Cold War

It gets cold out there at night in England's Lake District and colder still in Grasmere, Kristina Leach's new play dramatizing a crucial year in the life of renowned Romantic poet William Wordsworth. From one winter to the next, Wordsworth, his doting sister Dorothy, old buddy Samuel Coleridge and old flame Mary Hutchinson struggle to preserve the fragile fairy-tale existence they've set up for one another even as everything is obviously and irrevocably changing. As the seasons turn, so do their lives and loves, and thus does the tiny little cottage of Grasmere grow chillier.

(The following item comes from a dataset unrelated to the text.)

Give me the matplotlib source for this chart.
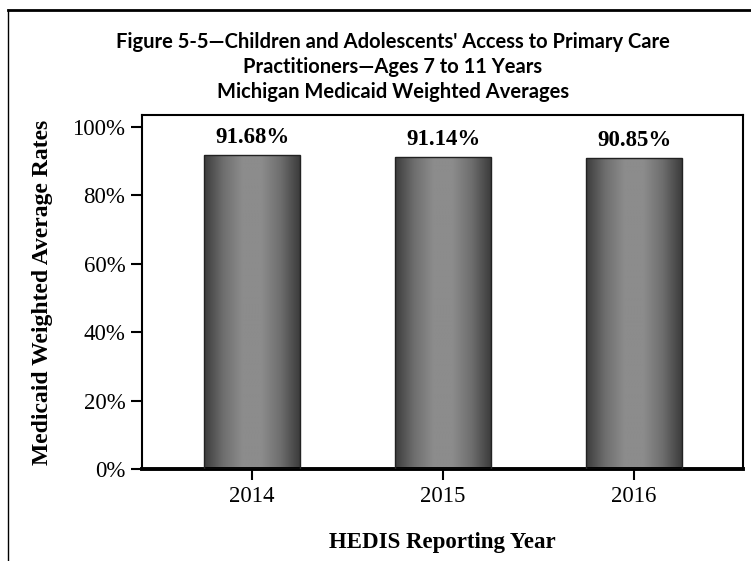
import numpy as np
import matplotlib.pyplot as plt
from matplotlib.lines import Line2D
from matplotlib.colors import LinearSegmentedColormap

years = ['2014', '2015', '2016']
rates = [91.68, 91.14, 90.85]
title_lines = ["Figure 5-5\u2014Children and Adolescents' Access to Primary Care",
               "Practitioners\u2014Ages 7 to 11 Years",
               "Michigan Medicaid Weighted Averages"]

DPI = 100
W, H = 751, 561
fig = plt.figure(dpi=DPI, figsize=(W / DPI, H / DPI))
ax = fig.add_axes([142 / W, 1 - 469 / H, (743 - 142) / W, (469 - 115) / H])

serif = 'Liberation Serif'
xs = np.arange(len(years))
bar_w = 0.5

# grey cylinder-like shading across each bar
shade = LinearSegmentedColormap.from_list(
    'shade', ['#3c3c3c', '#6e6e6e', '#8c8c8c', '#8c8c8c', '#6e6e6e', '#3c3c3c'])
grad = np.linspace(0, 1, 256).reshape(1, -1)

bars = ax.bar(xs, rates, width=bar_w, color='none', edgecolor='#222222',
              linewidth=1.0, zorder=3)
for b, r in zip(bars, rates):
    x0 = b.get_x()
    ax.imshow(grad, cmap=shade, aspect='auto', zorder=2,
              extent=[x0, x0 + b.get_width(), 0, b.get_height()])
    ax.text(b.get_x() + b.get_width() / 2, r + 2.2, f'{r:.2f}%',
            ha='center', va='bottom', fontsize=16.5, fontweight='bold',
            family=serif)

ax.set_xlim(-0.576, 2.57)
ax.set_ylim(0, 103.5)
ax.set_yticks(range(0, 101, 20))
ax.set_yticklabels([f'{v}%' for v in range(0, 101, 20)])
ax.set_xticks(xs)
ax.set_xticklabels(years)
ax.tick_params(direction='out', length=8, width=1.5, labelsize=16.5, pad=4)
for lab in ax.get_xticklabels() + ax.get_yticklabels():
    lab.set_family(serif)
for s in ['left', 'right', 'top']:
    ax.spines[s].set_linewidth(1.5)
ax.spines['bottom'].set_linewidth(2.8)

ax.set_ylabel('Medicaid Weighted Average Rates', fontsize=17, fontweight='bold',
              family=serif, labelpad=14)
ax.set_xlabel('HEDIS Reporting Year', fontsize=16.5, fontweight='bold',
              family=serif, labelpad=18)

for i, line in enumerate(title_lines):
    fig.text(393 / W, 1 - (42 + 25 * i) / H, line, ha='center', va='center',
             fontsize=14.5, fontweight='bold', family='Lato')

# frame around the figure (top and left visible)
fig.add_artist(Line2D([8 / W, 1], [1 - 10 / H, 1 - 10 / H], color='black', lw=2))
fig.add_artist(Line2D([8 / W, 8 / W], [0, 1 - 10 / H], color='black', lw=1))

fig.savefig('out.png', dpi=DPI)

Certainly English majors will eat this play up. Leach is very smart about her subjects, offering enough historical aside to elicit knowing chuckles from all you Penguin-pocket-edition types (What should Coleridge call his newest and most creatively draining albatross of a masterwork? he wonders. “The Wedding Guest”? “The Ship”? “The Rime of the Something-Something”?), but Grasmere's real power draws on the pathos and even pain that throb beneath this poetry. They suffer for their art, these geniuses, and sometimes they suffer simply because of who they are, characterizations enabled by very strong performances. Aaron Lamb's Coleridge captures the poet's shattered self-confidence, and Annie DiMartino nails Dorothy's consuming frustration with her own writing career (“You have the luxury of your gender,” she bitterly informs her bemused male parlormates). Those characters' inadequacies stand in stark contrast to Wordsworth's (played by a taut Logan Sledge) own easy talent, which is cast in uncomfortable and even ugly relief. “You have everything,” Coleridge wearily says to his old friend, “and you don't even know it.”

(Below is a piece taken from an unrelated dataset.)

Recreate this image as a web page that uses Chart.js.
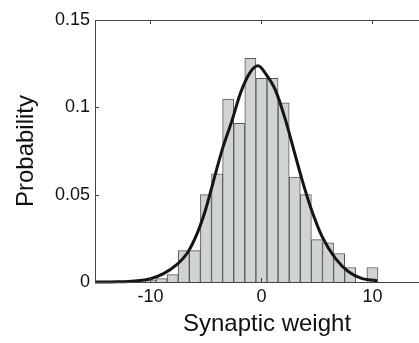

Leach, a Cal State Fullerton grad who helps run the Long Beach-based theater company 6 Chairs and a Couple of Artists, shows herself to be a playwright of calculated subtlety in her return to her alma mater. She's obviously a playwright who is fond of these characters and their romantic milieu. She's able to pull off the rather grandiloquent dialogue—Romantic affectations and all—while still helping us to care very deeply for their concerns. She's able to intricately and fascinatingly render the always-changing dynamic between each of these four volatile characters, as well as weave layers of metaphor and symbol —as befits a play about these most vivid of poets—into a seamless whole. Grasmere's narrative structure is similarly complex, striding boldly into a sort of stylized impressionism with numerous dream sequences and lightning flashbacks. Admittedly, it's a bit challenging, but Leach and director Dr. Joseph Arnold achieve an almost cinematic sophistication on stage. The juxtaposition of Romantic dialogue and characters with a modern theatrical staging turns Grasmereinto something far more than a costume drama about well-spoken characters. It's a deliciously dense, ambitious and thoughtful production, portraying mythic lives on a touchingly human scale. For all their expertise as Romantic poets, these characters are just as helpless before the demands of the heart and of human nature as any of us.